What to work on:
Leave out any pictures and transcribe all other data below exactly.

** start Supplied information **

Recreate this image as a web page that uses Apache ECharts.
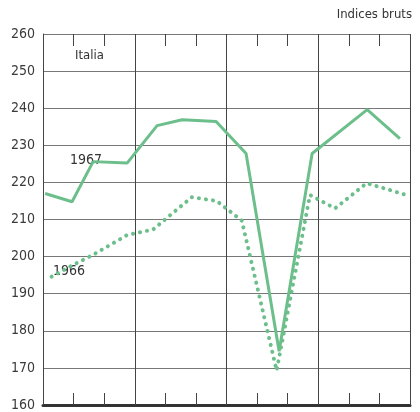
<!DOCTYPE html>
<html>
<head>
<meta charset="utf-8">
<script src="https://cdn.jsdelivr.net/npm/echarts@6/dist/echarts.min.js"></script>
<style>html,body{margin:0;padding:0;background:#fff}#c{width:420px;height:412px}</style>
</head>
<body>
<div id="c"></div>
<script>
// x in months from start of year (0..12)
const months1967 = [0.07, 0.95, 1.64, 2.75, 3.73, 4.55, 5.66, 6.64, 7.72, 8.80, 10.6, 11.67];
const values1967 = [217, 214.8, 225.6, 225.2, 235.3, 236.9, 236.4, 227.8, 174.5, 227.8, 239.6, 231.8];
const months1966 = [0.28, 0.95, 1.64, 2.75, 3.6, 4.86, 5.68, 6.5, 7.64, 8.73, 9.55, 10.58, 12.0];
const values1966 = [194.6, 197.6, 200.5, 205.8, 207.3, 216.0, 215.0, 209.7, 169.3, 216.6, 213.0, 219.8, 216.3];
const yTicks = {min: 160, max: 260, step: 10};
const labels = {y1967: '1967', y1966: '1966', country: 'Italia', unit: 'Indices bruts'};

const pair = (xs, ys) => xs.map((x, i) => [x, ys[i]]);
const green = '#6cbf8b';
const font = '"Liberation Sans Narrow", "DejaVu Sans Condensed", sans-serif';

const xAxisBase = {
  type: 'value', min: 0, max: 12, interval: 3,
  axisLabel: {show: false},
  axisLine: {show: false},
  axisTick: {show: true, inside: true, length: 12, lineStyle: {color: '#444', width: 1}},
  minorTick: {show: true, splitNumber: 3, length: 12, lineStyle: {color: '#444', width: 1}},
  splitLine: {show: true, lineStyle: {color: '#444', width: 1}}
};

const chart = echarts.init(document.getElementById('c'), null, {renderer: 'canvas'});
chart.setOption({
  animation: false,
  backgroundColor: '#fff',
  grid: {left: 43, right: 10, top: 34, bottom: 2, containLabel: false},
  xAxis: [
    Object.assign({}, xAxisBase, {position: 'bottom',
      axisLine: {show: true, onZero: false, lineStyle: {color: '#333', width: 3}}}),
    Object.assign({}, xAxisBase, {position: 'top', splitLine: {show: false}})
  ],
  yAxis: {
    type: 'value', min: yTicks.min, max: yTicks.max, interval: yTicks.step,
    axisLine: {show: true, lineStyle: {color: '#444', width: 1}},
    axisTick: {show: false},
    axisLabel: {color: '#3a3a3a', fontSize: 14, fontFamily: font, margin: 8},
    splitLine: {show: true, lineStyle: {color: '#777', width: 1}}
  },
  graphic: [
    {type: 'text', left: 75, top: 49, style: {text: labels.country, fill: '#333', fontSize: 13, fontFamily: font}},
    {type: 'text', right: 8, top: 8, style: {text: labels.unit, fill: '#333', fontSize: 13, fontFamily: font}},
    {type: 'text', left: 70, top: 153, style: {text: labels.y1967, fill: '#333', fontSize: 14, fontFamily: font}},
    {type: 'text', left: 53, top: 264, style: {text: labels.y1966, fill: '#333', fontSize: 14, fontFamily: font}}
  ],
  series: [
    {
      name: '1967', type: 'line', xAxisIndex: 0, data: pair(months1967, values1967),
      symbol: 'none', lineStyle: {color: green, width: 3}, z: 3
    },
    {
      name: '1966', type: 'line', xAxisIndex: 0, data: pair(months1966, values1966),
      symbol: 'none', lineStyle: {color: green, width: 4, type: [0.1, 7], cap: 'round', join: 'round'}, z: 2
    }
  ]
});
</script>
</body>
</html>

** end Supplied information **

Task output:
Recreate this image as a web page that uses Apache ECharts.
<!DOCTYPE html>
<html>
<head>
<meta charset="utf-8">
<script src="https://cdn.jsdelivr.net/npm/echarts@6/dist/echarts.min.js"></script>
<style>html,body{margin:0;padding:0;background:#fff}#c{width:420px;height:412px}</style>
</head>
<body>
<div id="c"></div>
<script>
// x in months from start of year (0..12)
const months1967 = [0.07, 0.95, 1.64, 2.75, 3.73, 4.55, 5.66, 6.64, 7.72, 8.80, 10.6, 11.67];
const values1967 = [217, 214.8, 225.6, 225.2, 235.3, 236.9, 236.4, 227.8, 174.5, 227.8, 239.6, 231.8];
const months1966 = [0.28, 0.95, 1.64, 2.75, 3.6, 4.86, 5.68, 6.5, 7.64, 8.73, 9.55, 10.58, 12.0];
const values1966 = [194.6, 197.6, 200.5, 205.8, 207.3, 216.0, 215.0, 209.7, 169.3, 216.6, 213.0, 219.8, 216.3];
const yTicks = {min: 160, max: 260, step: 10};
const labels = {y1967: '1967', y1966: '1966', country: 'Italia', unit: 'Indices bruts'};

const pair = (xs, ys) => xs.map((x, i) => [x, ys[i]]);
const green = '#6cbf8b';
const font = '"Liberation Sans Narrow", "DejaVu Sans Condensed", sans-serif';

const xAxisBase = {
  type: 'value', min: 0, max: 12, interval: 3,
  axisLabel: {show: false},
  axisLine: {show: false},
  axisTick: {show: true, inside: true, length: 12, lineStyle: {color: '#444', width: 1}},
  minorTick: {show: true, splitNumber: 3, length: 12, lineStyle: {color: '#444', width: 1}},
  splitLine: {show: true, lineStyle: {color: '#444', width: 1}}
};

const chart = echarts.init(document.getElementById('c'), null, {renderer: 'canvas'});
chart.setOption({
  animation: false,
  backgroundColor: '#fff',
  grid: {left: 43, right: 10, top: 34, bottom: 2, containLabel: false},
  xAxis: [
    Object.assign({}, xAxisBase, {position: 'bottom',
      axisLine: {show: true, onZero: false, lineStyle: {color: '#333', width: 3}}}),
    Object.assign({}, xAxisBase, {position: 'top', splitLine: {show: false}})
  ],
  yAxis: {
    type: 'value', min: yTicks.min, max: yTicks.max, interval: yTicks.step,
    axisLine: {show: true, lineStyle: {color: '#444', width: 1}},
    axisTick: {show: false},
    axisLabel: {color: '#3a3a3a', fontSize: 14, fontFamily: font, margin: 8},
    splitLine: {show: true, lineStyle: {color: '#777', width: 1}}
  },
  graphic: [
    {type: 'text', left: 75, top: 49, style: {text: labels.country, fill: '#333', fontSize: 13, fontFamily: font}},
    {type: 'text', right: 8, top: 8, style: {text: labels.unit, fill: '#333', fontSize: 13, fontFamily: font}},
    {type: 'text', left: 70, top: 153, style: {text: labels.y1967, fill: '#333', fontSize: 14, fontFamily: font}},
    {type: 'text', left: 53, top: 264, style: {text: labels.y1966, fill: '#333', fontSize: 14, fontFamily: font}}
  ],
  series: [
    {
      name: '1967', type: 'line', xAxisIndex: 0, data: pair(months1967, values1967),
      symbol: 'none', lineStyle: {color: green, width: 3}, z: 3
    },
    {
      name: '1966', type: 'line', xAxisIndex: 0, data: pair(months1966, values1966),
      symbol: 'none', lineStyle: {color: green, width: 4, type: [0.1, 7], cap: 'round', join: 'round'}, z: 2
    }
  ]
});
</script>
</body>
</html>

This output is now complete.